When a loved one passes away, they ordinarily leave behind assets, debts and other property that need to be distributed, disposed of or otherwise handled. Probate may be necessary in order to accomplish these and other tasks, which requires a Certificate of Appointment of Estate Trustee from the court.
However, it may not always be necessary to obtain this certificate in order to administer the estate.
When would a certificate not be necessary?
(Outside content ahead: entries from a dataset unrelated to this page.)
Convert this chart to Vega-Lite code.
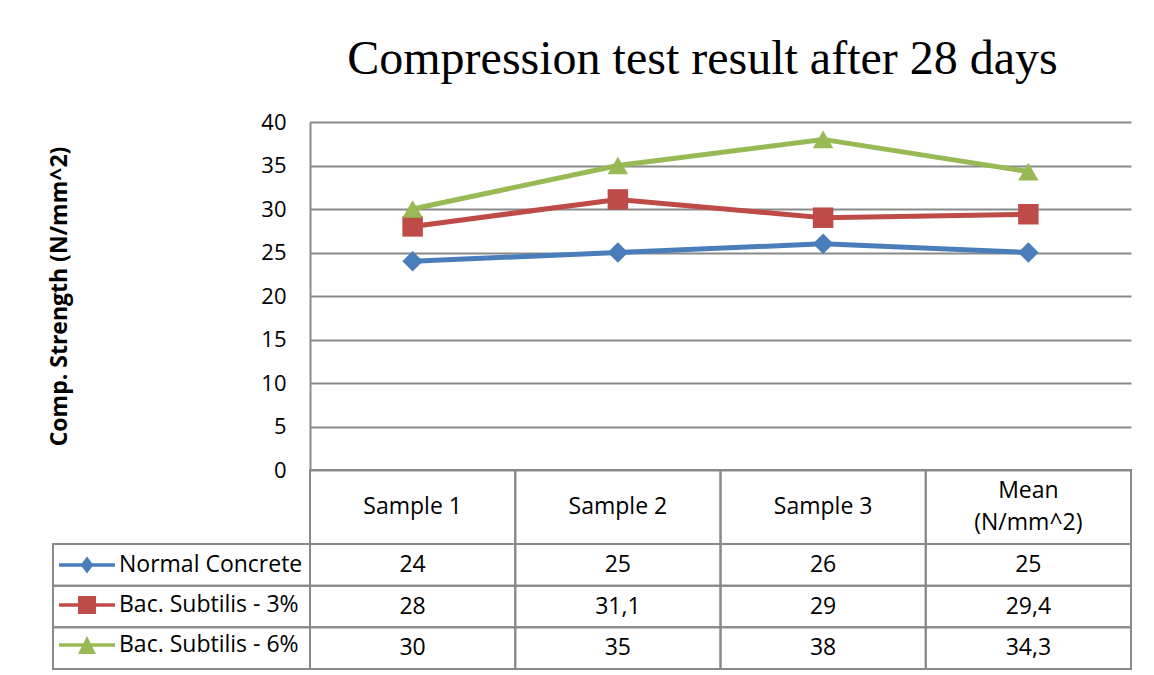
{
  "$schema": "https://vega.github.io/schema/vega-lite/v6.json",
  "background": "white",
  "padding": {"left": 48, "top": 36, "right": 0, "bottom": 0},
  "datasets": {
    "vals": [
      {"sample": "Sample 1", "series": "Normal Concrete", "value": 24},
      {"sample": "Sample 2", "series": "Normal Concrete", "value": 25},
      {"sample": "Sample 3", "series": "Normal Concrete", "value": 26},
      {"sample": "Mean", "series": "Normal Concrete", "value": 25},
      {"sample": "Sample 1", "series": "Bac. Subtilis - 3%", "value": 28},
      {"sample": "Sample 2", "series": "Bac. Subtilis - 3%", "value": 31.1},
      {"sample": "Sample 3", "series": "Bac. Subtilis - 3%", "value": 29},
      {"sample": "Mean", "series": "Bac. Subtilis - 3%", "value": 29.4},
      {"sample": "Sample 1", "series": "Bac. Subtilis - 6%", "value": 30},
      {"sample": "Sample 2", "series": "Bac. Subtilis - 6%", "value": 35},
      {"sample": "Sample 3", "series": "Bac. Subtilis - 6%", "value": 38},
      {"sample": "Mean", "series": "Bac. Subtilis - 6%", "value": 34.3}
    ],
    "head": [
      {"sample": "Sample 1", "label": "Sample 1"},
      {"sample": "Sample 2", "label": "Sample 2"},
      {"sample": "Sample 3", "label": "Sample 3"},
      {"sample": "Mean", "label": "Mean\n(N/mm^2)"}
    ]
  },
  "columns": 2,
  "spacing": 0,
  "bounds": "flush",
  "align": "each",
  "resolve": {"scale": {"x": "independent", "y": "independent", "color": "independent", "shape": "independent"}},
  "concat": [
    {
      "width": 257, "height": 348,
      "data": {"values": [{}]},
      "mark": {"type": "point", "opacity": 0},
      "encoding": {}
    },
    {
      "width": 821, "height": 348,
      "data": {"name": "vals"},
      "title": {"text": "Compression test result after 28 days", "font": "Liberation Serif", "fontSize": 48, "fontWeight": "normal", "color": "black", "anchor": "middle", "frame": "group", "baseline": "alphabetic", "offset": -11, "dx": -18},
      "encoding": {
        "x": {"field": "sample", "type": "nominal", "sort": ["Sample 1", "Sample 2", "Sample 3", "Mean"], "scale": {"type": "point", "padding": 0.5, "domain": ["Sample 1", "Sample 2", "Sample 3", "Mean"]}, "axis": null},
        "y": {"field": "value", "type": "quantitative", "scale": {"domain": [0, 40], "nice": false},
          "axis": {"values": [0, 5, 10, 15, 20, 25, 30, 35, 40], "title": "Comp. Strength (N/mm^2)", "titleFont": "Open Sans", "titleFontSize": 23, "titleFontWeight": "bold", "titleColor": "black", "titlePadding": 189,
            "labelFont": "Open Sans", "labelFontSize": 22, "labelColor": "black", "labelPadding": 24, "ticks": false, "grid": true, "gridColor": "#898989", "gridWidth": 1.8, "domainColor": "#898989", "domainWidth": 2}},
        "color": {"field": "series", "type": "nominal",
          "scale": {"domain": ["Normal Concrete", "Bac. Subtilis - 3%", "Bac. Subtilis - 6%"], "range": ["#4A7EBB", "#BE4B48", "#98B954"]},
          "legend": null
        }
      },
      "layer": [
        {"mark": {"type": "line", "strokeWidth": 5}},
        {"mark": {"type": "point", "filled": true, "opacity": 1, "size": 420},
          "encoding": {"shape": {"field": "series", "type": "nominal", "scale": {"domain": ["Normal Concrete", "Bac. Subtilis - 3%", "Bac. Subtilis - 6%"], "range": ["diamond", "square", "triangle-up"]}, "legend": null}}}
      ]
    },
    {
      "width": 257, "height": 74,
      "data": {"values": [{}]},
      "mark": {"type": "point", "opacity": 0},
      "encoding": {}
    },
    {
      "width": 821, "height": 74,
      "data": {"name": "head"},
      "encoding": {
        "x": {"field": "sample", "type": "nominal", "sort": ["Sample 1", "Sample 2", "Sample 3", "Mean"], "scale": {"domain": ["Sample 1", "Sample 2", "Sample 3", "Mean"], "paddingInner": 0, "paddingOuter": 0}, "axis": null}
      },
      "layer": [
        {"mark": {"type": "rect", "filled": false, "stroke": "#898989", "strokeWidth": 2}},
        {"transform": [{"filter": "datum.sample !== 'Mean'"}],
          "mark": {"type": "text", "font": "Open Sans", "fontSize": 23, "color": "black", "baseline": "middle"},
          "encoding": {"text": {"field": "label", "type": "nominal"}}},
        {"transform": [{"filter": "datum.sample === 'Mean'"}],
          "mark": {"type": "text", "font": "Open Sans", "fontSize": 23, "color": "black", "lineBreak": "\n", "lineHeight": 32, "baseline": "middle", "dy": -16},
          "encoding": {"text": {"field": "label", "type": "nominal"}}}
      ]
    },
    {
      "width": 257, "height": 125,
      "data": {"name": "vals"},
      "transform": [{"filter": "datum.sample === 'Sample 1'"}],
      "encoding": {
        "y": {"field": "series", "type": "nominal", "sort": ["Normal Concrete", "Bac. Subtilis - 3%", "Bac. Subtilis - 6%"], "scale": {"domain": ["Normal Concrete", "Bac. Subtilis - 3%", "Bac. Subtilis - 6%"], "paddingInner": 0, "paddingOuter": 0}, "axis": null}
      },
      "layer": [
        {"mark": {"type": "rect", "filled": false, "stroke": "#898989", "strokeWidth": 2}},
        {"mark": {"type": "point", "filled": true, "opacity": 0},
          "encoding": {
            "color": {"field": "series", "type": "nominal",
              "scale": {"domain": ["Normal Concrete", "Bac. Subtilis - 3%", "Bac. Subtilis - 6%"], "range": ["#4A7EBB", "#BE4B48", "#98B954"]},
              "legend": {"orient": "none", "legendX": 20, "legendY": 7, "direction": "vertical", "title": null, "padding": 0,
                "labelFont": "Open Sans", "labelFontSize": 23, "labelColor": "black", "labelOffset": 18, "labelLimit": 400,
                "symbolSize": 784, "symbolStrokeWidth": 0, "symbolOpacity": 1, "rowPadding": 14}},
            "shape": {"field": "series", "type": "nominal",
              "scale": {"domain": ["Normal Concrete", "Bac. Subtilis - 3%", "Bac. Subtilis - 6%"],
                "range": ["M-2,-0.125H2V0.125H-2Z M0,-0.6L0.46,0L0,0.6L-0.46,0Z", "M-2,-0.125H2V0.125H-2Z M-0.64,-0.64H0.64V0.64H-0.64Z", "M-2,-0.125H2V0.125H-2Z M0,-0.64L0.64,0.64H-0.64Z"]},
              "legend": {"orient": "none", "legendX": 20, "legendY": 7, "direction": "vertical", "title": null, "padding": 0,
                "labelFont": "Open Sans", "labelFontSize": 23, "labelColor": "black", "labelOffset": 18, "labelLimit": 400,
                "symbolSize": 784, "symbolStrokeWidth": 0, "symbolOpacity": 1, "rowPadding": 14}}
          }}
      ]
    },
    {
      "width": 821, "height": 125,
      "data": {"name": "vals"},
      "encoding": {
        "x": {"field": "sample", "type": "nominal", "sort": ["Sample 1", "Sample 2", "Sample 3", "Mean"], "scale": {"domain": ["Sample 1", "Sample 2", "Sample 3", "Mean"], "paddingInner": 0, "paddingOuter": 0}, "axis": null},
        "y": {"field": "series", "type": "nominal", "sort": ["Normal Concrete", "Bac. Subtilis - 3%", "Bac. Subtilis - 6%"], "scale": {"domain": ["Normal Concrete", "Bac. Subtilis - 3%", "Bac. Subtilis - 6%"], "paddingInner": 0, "paddingOuter": 0}, "axis": null}
      },
      "layer": [
        {"mark": {"type": "rect", "filled": false, "stroke": "#898989", "strokeWidth": 2}},
        {"mark": {"type": "text", "font": "Open Sans", "fontSize": 23, "color": "black", "baseline": "middle"},
          "encoding": {"text": {"field": "value", "type": "quantitative", "format": ".3~r"}}}
      ]
    }
  ],
  "config": {
    "view": {"stroke": null},
    "locale": {"number": {"decimal": ",", "thousands": ".", "grouping": [3], "currency": ["", " €"]}}
  }
}
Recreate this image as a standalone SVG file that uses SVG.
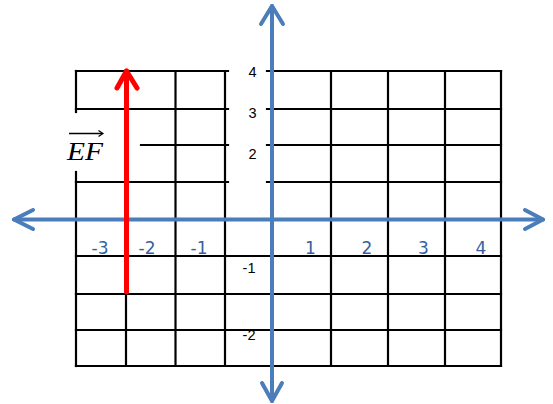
<svg xmlns="http://www.w3.org/2000/svg" width="553" height="404" viewBox="0 0 553 404">
<style>
.grid line{stroke:#000;stroke-width:2.2;stroke-linecap:square}
.axis{stroke:#4A7DBA;stroke-width:4;fill:none;stroke-linecap:round;stroke-linejoin:round}
.vec{stroke:#FF0000;stroke-width:5;fill:none;stroke-linecap:round;stroke-linejoin:round}
.bl{font-family:"Liberation Sans",Arial,sans-serif;font-size:14.5px;fill:#000;text-anchor:middle}
.xl{font-family:"DejaVu Sans",Verdana,sans-serif;font-size:17px;fill:#35609F;text-anchor:middle}
.ef{font-family:"Liberation Serif","Times New Roman",serif;font-style:italic;font-size:26px;fill:#000}
</style>
<rect width="553" height="404" fill="#fff"/>
<g id="grid" class="grid">
<line x1="76" y1="71" x2="76" y2="112"/>
<line x1="76" y1="172" x2="76" y2="366"/>
<line x1="126" y1="71" x2="126" y2="366"/>
<line x1="175.5" y1="71" x2="175.5" y2="366"/>
<line x1="225" y1="71" x2="225" y2="366"/>
<line x1="331" y1="71" x2="331" y2="366"/>
<line x1="388" y1="71" x2="388" y2="366"/>
<line x1="445" y1="71" x2="445" y2="366"/>
<line x1="501" y1="71" x2="501" y2="366"/>
<line x1="76" y1="71" x2="228" y2="71"/>
<line x1="267" y1="71" x2="501" y2="71"/>
<line x1="76" y1="109" x2="228" y2="109"/>
<line x1="267" y1="109" x2="501" y2="109"/>
<line x1="141" y1="145" x2="228" y2="145"/>
<line x1="267" y1="145" x2="501" y2="145"/>
<line x1="76" y1="182" x2="228" y2="182"/>
<line x1="267" y1="182" x2="501" y2="182"/>
<line x1="76" y1="256" x2="501" y2="256"/>
<line x1="76" y1="294" x2="501" y2="294"/>
<line x1="76" y1="330" x2="501" y2="330"/>
<line x1="76" y1="366" x2="501" y2="366"/>
</g>
<g id="connectors">
<g id="x-axis">
<path class="axis" d="M14 219.5H543"/>
<path class="axis" d="M33 210L14 219.5L33 229"/>
<path class="axis" d="M525 210L543 219.5L525 229"/>
</g>
<g id="y-axis">
<path class="axis" d="M272 6V401"/>
<path class="axis" d="M261 24L272 6L283 24"/>
<path class="axis" d="M262 383L272 401L282 383"/>
</g>
<g id="vector-EF">
<path class="vec" d="M126.5 292V71"/>
<path class="vec" d="M117 88L126.5 71L137 88"/>
</g>
</g>
<g id="y-labels">
<text class="bl" x="252.5" y="77">4</text>
<text class="bl" x="252.5" y="118">3</text>
<text class="bl" x="252.5" y="159">2</text>
<text class="bl" x="249" y="273">-1</text>
<text class="bl" x="249" y="340">-2</text>
</g>
<g id="x-labels">
<text class="xl" x="100" y="254">-3</text>
<text class="xl" x="147" y="254">-2</text>
<text class="xl" x="199" y="254">-1</text>
<text class="xl" x="310.5" y="253.5">1</text>
<text class="xl" x="367" y="253.5">2</text>
<text class="xl" x="423.5" y="253.5">3</text>
<text class="xl" x="481" y="253.5">4</text>
</g>
<g id="label-EF">
<text class="ef" x="67" y="160" textLength="36" lengthAdjust="spacingAndGlyphs">EF</text>
<path d="M69 133.5H102" stroke="#000" stroke-width="1.3" fill="none"/>
<path d="M98.5 130.5L103 133.5L98.5 136.5" stroke="#000" stroke-width="1.2" fill="none"/>
</g>
</svg>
One of the biggest considerations is real property. If the decedent did not own any real estate, it may not be necessary to obtain a certificate, which would be needed in order to sell or otherwise transfer the property. Other situations in which a certificate may not be required include the following:
- If there is a will that names an estate trustee
- If no one disputes the validity of the will
- If no one else believes they would do a better job or should have been given the position of estate trustee
- If the legal consent of all beneficiaries listed in the will can be obtained
It may not always be easy to make sure a situation meets all the above criteria.
However, when embarking on the estate administration process, it would make sense to determine right away whether a Certificate of Appointment of Estate Trustee is necessary. Even so, making the wrong choice could prove disastrous and open up the individual serving in this capacity to personal liability. For this and other reasons, it would be beneficial to consult with an Ontario lawyer with experience in this area of law before moving forward.